The HIP documentation is outdated and must be overworked.

Current Restrictions on HCC platform

  • Workaround for unsupported syncthreads_{count|and|or}.

    • Uses temporary shared value and atomics

  • Workaround for buggy hipStreamQuery, hipStreamSynchronize.

    • Introduces own queue management

    • hipStreamQuery and hipStreamSynchronize do not work in multithreaded environment

  • Workaround for missing cuStreamWaitValue32.

    • Polls value each 10 ms

  • Device constant memory not supported yet

  • Note that printf in kernels is still not supported in HIP

  • Exclude hipMalloc3D and hipMallocPitch when size is zero otherwise they throw an Unknown Error

  • TestAccs excludes 3D specialization of HIP back-end for now because verifyBytesSet fails in memView for 3D specialization

  • dim3 structure is not available on device (use alpaka::Vec instead)

  • Constructors’ attributes unified with destructors’.

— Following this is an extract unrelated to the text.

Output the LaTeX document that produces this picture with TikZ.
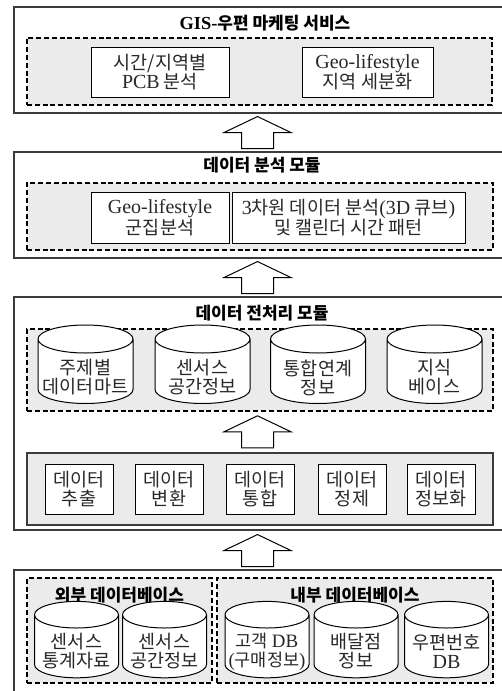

    • Host/device signature must match in HIP(HCC)

  • A chain of functions must also provide correct host-device signatures

    • E.g. a host function cannot be called from a host-device function

  • Recompile your target when HCC linker returned the error: “File format not recognized clang-7: error: linker command failed with exit code 1”

  • If compile-error occurred the linker still may link, but without the device code

  • AMD device architecture currently hardcoded in alpakaConfig.cmake

Compiling HIP from Source

Follow HIP Installation guide for installing HIP. HIP requires either nvcc or hcc to be installed on your system (see guide for further details).

  • If you want the HIP binaries to be located in a directory that does not require superuser access, be sure to change the install directory of HIP by modifying the CMAKE_INSTALL_PREFIX cmake variable.

  • Also, after the installation is complete, add the following line to the .profile file in your home directory, in order to add the path to the HIP binaries to PATH: PATH=$PATH:<path_to_binaries>

git clone --recursive https://github.com/ROCm-Developer-Tools/HIP.git
cd HIP
mkdir -p build
cd build
cmake -DCMAKE_BUILD_TYPE="${CMAKE_BUILD_TYPE}" -DCMAKE_INSTALL_PREFIX=${YOUR_HIP_INSTALL_DIR} -DBUILD_TESTING=OFF ..
make
make install
  • Set the appropriate paths (edit ${YOUR_**} variables)

# HIP_PATH required by HIP tools
export HIP_PATH=${YOUR_HIP_INSTALL_DIR}
# Paths required by HIP tools
export CUDA_PATH=${YOUR_CUDA_ROOT}
# - if required, path to HCC compiler. Default /opt/rocm/hcc.
export HCC_HOME=${YOUR_HCC_ROOT}
# - if required, path to HSA include, lib. Default /opt/rocm/hsa.
export HSA_PATH=${YOUR_HSA_PATH}
# HIP binaries and libraries
export PATH=${HIP_PATH}/bin:$PATH
export LD_LIBRARY_PATH=${HIP_PATH}/lib64:${LD_LIBRARY_PATH}
  • Test the HIP binaries

# calls nvcc or hcc
which hipcc
hipcc -V
which hipconfig
hipconfig -v

Verifying HIP Installation

  • If PATH points to the location of the HIP binaries, the following command should list several relevant environment variables, and also the selected compiler on your system-\`hipconfig -f\`

  • Compile and run the square sample, as pointed out in the original HIP install guide.

Compiling Examples with HIP Back End

As of now, the back-end has only been tested on the NVIDIA platform.

  • NVIDIA Platform

    • One issue in this branch of alpaka is that the host compiler flags don’t propagate to the device compiler, as they do in CUDA. This is because a counterpart to the CUDA_PROPAGATE_HOST_FLAGS cmake variable has not been defined in the FindHIP.cmake file. alpaka forwards the host compiler flags in cmake to the HIP_NVCC_FLAGS cmake variable, which also takes user-given flags. To add flags to this variable, toggle the advanced mode in ccmake.

Random Number Generator Library rocRAND for HIP Back End

rocRAND provides an interface for HIP, where the cuRAND or rocRAND API is called depending on the chosen HIP platform (can be configured with cmake in alpaka).

Clone the rocRAND repository, then build and install it

git clone https://github.com/ROCmSoftwarePlatform/rocRAND
cd rocRAND
mkdir -p build
cd build
cmake -DCMAKE_INSTALL_PREFIX=${HIP_PATH} -DBUILD_BENCHMARK=OFF -DBUILD_TEST=OFF -DCMAKE_MODULE_PATH=${HIP_PATH}/cmake ..
make

The CMAKE_MODULE_PATH is a cmake variable for locating module finding scripts like FindHIP.cmake. The paths to the rocRAND library and include directories should be appended to the CMAKE_PREFIX_PATH variable.